## Written problem:
Repeat, exactly and only, the lines from the beginning of the data through the line with "import plotly.graph_objects as go". Pictures are left out.

## Information provided:
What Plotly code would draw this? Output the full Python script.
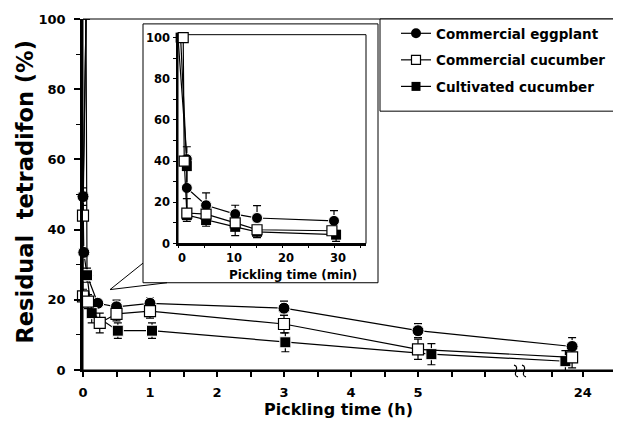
import plotly.graph_objects as go

# ---------------- data ----------------
# Main panel: time positions on the broken hour axis (7.3 / 7.2 stand for 24 h)
egg_t = [0.045, 0.0, 0.012, 0.06, 0.22, 0.5, 1.0, 3.0, 5.0, 7.3]
egg_v = [100, 49.4, 33.5, 27.0, 19.0, 18.0, 19.0, 17.6, 11.2, 6.7]
egg_e = [None, 2.5, None, None, None, 1.9, 1.5, 2.0, 2.0, 2.5]

com_t = [0.045, 0.0, 0.0, 0.075, 0.25, 0.5, 1.0, 3.0, 5.0, 7.3]
com_v = [100, 44.0, 21.0, 19.5, 13.4, 16.0, 16.8, 13.1, 5.9, 3.6]
com_e = [None, None, 2.0, 2.0, 2.8, 2.0, 2.0, 2.5, 2.9, 3.0]

cul_t = [0.045, 0.06, 0.13, 0.52, 1.03, 3.02, 5.2, 7.2]
cul_v = [100, 27.0, 16.2, 11.2, 11.2, 7.9, 4.5, 2.5]
cul_e = [None, 2.0, 2.8, 2.2, 2.2, 2.7, 3.0, 3.0]

# hour-axis ticks (unlabelled ones are the half-hour / break ticks)
x_tickvals = [0, 0.5, 1, 1.5, 2, 2.5, 3, 3.5, 4, 4.5, 5, 5.5, 6, 7, 7.46]
x_ticktext = ["0", "", "1", "", "2", "", "3", "", "4", "", "5", "", "", "", "24"]
y_tickvals = [0, 20, 40, 60, 80, 100]

# Inset panel (minutes)
in_egg_t = [0, 1.7, 1.7, 5.4, 11.0, 15.2, 30.0]
in_egg_v = [100, 41.0, 27.0, 18.6, 14.3, 12.4, 11.0]
in_egg_ep = [None, 6.0, None, 6.0, 4.3, 6.0, 5.0]

in_com_t = [1.0, 1.2, 1.7, 5.4, 11.0, 15.2, 29.6]
in_com_v = [100, 40.0, 14.8, 14.3, 10.0, 6.7, 6.2]
in_com_ep = [None, None, 7.0, None, None, None, None]
in_com_em = [None, None, 3.0, 3.0, None, None, None]

in_cul_t = [0.5, 1.7, 1.7, 5.4, 11.0, 15.2, 30.4]
in_cul_v = [100, 37.6, 13.8, 11.4, 8.1, 5.7, 4.3]
in_cul_em = [None, None, 3.0, 3.0, 4.3, 2.8, 3.3]

in_x_tickvals = [0, 10, 20, 30]
in_y_tickvals = [0, 20, 40, 60, 80, 100]

series_names = ["Commercial eggplant", "Commercial cucumber", "Cultivated cucumber"]

# ---------------- styling ----------------
FONT = "DejaVu Sans"
BLACK = "black"
OFF = 8                      # page body margin
W, H = 613, 413
L, T = 83 - OFF, 12 - OFF     # plot area left/top in figure px
PR, PB = 616 - OFF, 370 - OFF
R, B = W - PR, H - PB
PW, PH = PR - L, PB - T


def px2p(x, y):
    """page pixel -> paper coords"""
    return (x - OFF - L) / PW, (PB - (y - OFF)) / PH


def sizes(n, s, hide_first=True):
    return [0 if (hide_first and i == 0) else s for i in range(n)]


fig = go.Figure()

eb = dict(type="data", color=BLACK, thickness=1.2, width=4)

# main traces
fig.add_trace(go.Scatter(
    x=egg_t, y=egg_v, mode="lines+markers", showlegend=False, cliponaxis=False,
    line=dict(color=BLACK, width=1.2),
    marker=dict(symbol="circle", size=sizes(len(egg_t), 12), color=BLACK, opacity=1),
    error_y=dict(array=egg_e, **eb)))
fig.add_trace(go.Scatter(
    x=cul_t, y=cul_v, mode="lines+markers", showlegend=False, cliponaxis=False,
    line=dict(color=BLACK, width=1.2),
    marker=dict(symbol="square", size=sizes(len(cul_t), 11), color=BLACK, opacity=1),
    error_y=dict(array=cul_e, **eb)))
fig.add_trace(go.Scatter(
    x=com_t, y=com_v, mode="lines+markers", showlegend=False, cliponaxis=False,
    line=dict(color=BLACK, width=1.2),
    marker=dict(symbol="square", size=sizes(len(com_t), 11), color="white", opacity=1,
                line=dict(color=BLACK, width=1.2)),
    error_y=dict(array=com_e, **eb)))

# inset traces
fig.add_trace(go.Scatter(
    x=in_egg_t, y=in_egg_v, xaxis="x2", yaxis="y2", mode="lines+markers",
    showlegend=False, cliponaxis=False,
    line=dict(color=BLACK, width=1.2),
    marker=dict(symbol="circle", size=sizes(len(in_egg_t), 11), color=BLACK, opacity=1),
    error_y=dict(array=in_egg_ep, arrayminus=[None] * len(in_egg_ep),
                 symmetric=False, **eb)))
fig.add_trace(go.Scatter(
    x=in_cul_t, y=in_cul_v, xaxis="x2", yaxis="y2", mode="lines+markers",
    showlegend=False, cliponaxis=False,
    line=dict(color=BLACK, width=1.2),
    marker=dict(symbol="square", size=10, color=BLACK),
    error_y=dict(array=[None] * len(in_cul_em), arrayminus=in_cul_em,
                 symmetric=False, **eb)))
fig.add_trace(go.Scatter(
    x=in_com_t, y=in_com_v, xaxis="x2", yaxis="y2", mode="lines+markers",
    showlegend=False, cliponaxis=False,
    line=dict(color=BLACK, width=1.2),
    marker=dict(symbol="square", size=10, color="white",
                line=dict(color=BLACK, width=1.2)),
    error_y=dict(array=in_com_ep, arrayminus=in_com_em,
                 symmetric=False, **eb)))

# legend-only traces
leg_markers = [
    dict(symbol="circle", size=10, color=BLACK),
    dict(symbol="square", size=9, color="white", line=dict(color=BLACK, width=1.2)),
    dict(symbol="square", size=9, color=BLACK),
]
for i, (nm, mk) in enumerate(zip(series_names, leg_markers)):
    fig.add_trace(go.Scatter(
        x=[None], y=[None], mode="lines+markers", name=nm, legendgroup=f"g{i}",
        line=dict(color=BLACK, width=1.2), marker=mk))

# ---------------- shapes ----------------
shapes = []
shapes.append(dict(type="rect", xref="paper", yref="paper", x0=0, x1=1, y0=0, y1=1,
                   line=dict(color=BLACK, width=1), layer="below"))
bx0, by0 = px2p(143, 281)
bx1, by1 = px2p(378, 17)
shapes.append(dict(type="rect", xref="paper", yref="paper", x0=bx0, x1=bx1, y0=by0, y1=by1,
                   line=dict(color=BLACK, width=1), fillcolor="white", layer="below"))
ix0, iy0 = px2p(178, 241)
ix1, iy1 = px2p(366, 28)
shapes.append(dict(type="rect", xref="paper", yref="paper", x0=ix0, x1=ix1, y0=iy0, y1=iy1,
                   line=dict(color=BLACK, width=1), layer="below"))
lx0, ly0 = px2p(380, 106)
lx1, ly1 = px2p(616, 12)
shapes.append(dict(type="rect", xref="paper", yref="paper", x0=lx0, x1=lx1, y0=ly0, y1=ly1,
                   line=dict(color=BLACK, width=1), fillcolor="white", layer="below"))
p1 = px2p(143, 261)
p2 = px2p(110, 288)
p3 = px2p(167, 281)
shapes.append(dict(type="path", xref="paper", yref="paper",
                   path=f"M {p1[0]},{p1[1]} L {p2[0]},{p2[1]} L {p3[0]},{p3[1]}",
                   line=dict(color=BLACK, width=1)))
for cx in (516, 524):
    a = px2p(cx - 2, 365)
    c1 = px2p(cx + 5, 367)
    c2 = px2p(cx - 5, 375)
    d = px2p(cx + 2, 377)
    shapes.append(dict(type="path", xref="paper", yref="paper",
                       path=f"M {a[0]},{a[1]} C {c1[0]},{c1[1]} {c2[0]},{c2[1]} {d[0]},{d[1]}",
                       line=dict(color=BLACK, width=1.2)))

# ---------------- annotations ----------------
ann = []
xt = px2p(338, 410)
ann.append(dict(text="Pickling time (h)", x=xt[0], y=xt[1], xref="paper", yref="paper",
                xanchor="center", yanchor="middle", showarrow=False,
                font=dict(family=FONT, size=16, color=BLACK, weight="bold")))
yt = px2p(25, 189)
ann.append(dict(text="Residual\u00a0 tetradifon (%)", x=yt[0], y=yt[1], xref="paper", yref="paper",
                xanchor="center", yanchor="middle", showarrow=False, textangle=-90,
                font=dict(family=FONT, size=22.5, color=BLACK, weight="bold")))
it = px2p(293, 273)
ann.append(dict(text="Pickling time (min)", x=it[0], y=it[1], xref="paper", yref="paper",
                xanchor="center", yanchor="middle", showarrow=False,
                font=dict(family=FONT, size=12, color=BLACK, weight="bold")))

tickfont_main = dict(family=FONT, size=13, color=BLACK, weight="bold")
tickfont_in = dict(family=FONT, size=11.5, color=BLACK, weight="bold")

fig.update_layout(
    width=W, height=H, margin=dict(l=L, r=R, t=T, b=B),
    paper_bgcolor="white", plot_bgcolor="rgba(0,0,0,0)",
    shapes=shapes, annotations=ann,
    legend=dict(x=px2p(396, 0)[0], y=px2p(0, 11)[1], xanchor="left", yanchor="top",
                bgcolor="rgba(0,0,0,0)", borderwidth=0, tracegroupgap=6,
                font=dict(family=FONT, size=13.5, color=BLACK, weight="bold")),
    xaxis=dict(domain=[0, 1], range=[0, PW / 67.0], showgrid=False, zeroline=False,
               tickmode="array", tickvals=x_tickvals, ticktext=x_ticktext,
               ticks="outside", ticklen=5, tickwidth=1.5, tickcolor=BLACK,
               showline=True, linecolor=BLACK, linewidth=2, ticklabelstandoff=4,
               tickfont=tickfont_main),
    yaxis=dict(domain=[0, 1], range=[0, 100], showgrid=False, zeroline=False,
               tickmode="array", tickvals=y_tickvals,
               ticks="outside", ticklen=6, tickwidth=1.5, tickcolor=BLACK,
               showline=True, linecolor=BLACK, linewidth=2.5, ticklabelstandoff=6,
               tickfont=tickfont_main,
               minor=dict(dtick=10, ticks="outside", ticklen=4, tickwidth=1.2,
                          tickcolor=BLACK)),
    xaxis2=dict(domain=[ix0, ix1], anchor="y2", range=[0, 188 / 5.2], showgrid=False,
                zeroline=False, tickmode="array", tickvals=in_x_tickvals,
                ticks="outside", ticklen=3, tickwidth=1.2, tickcolor=BLACK,
                showline=True, linecolor=BLACK, linewidth=1.5, ticklabelstandoff=0,
                ticklabelshift=4,
                tickfont=tickfont_in,
                minor=dict(tick0=0, dtick=5, ticks="outside", ticklen=3,
                           tickwidth=1, tickcolor=BLACK)),
    yaxis2=dict(domain=[iy0, iy1], anchor="x2", range=[0, 213 / 2.1], showgrid=False,
                zeroline=False, tickmode="array", tickvals=in_y_tickvals,
                ticks="outside", ticklen=3, tickwidth=1.2, tickcolor=BLACK,
                showline=True, linecolor=BLACK, linewidth=1.5, ticklabelstandoff=1,
                tickfont=tickfont_in,
                minor=dict(dtick=10, ticks="outside", ticklen=3, tickwidth=1,
                           tickcolor=BLACK)),
)

fig.write_html("out.html")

## Task response:
What Plotly code would draw this? Output the full Python script.
import plotly.graph_objects as go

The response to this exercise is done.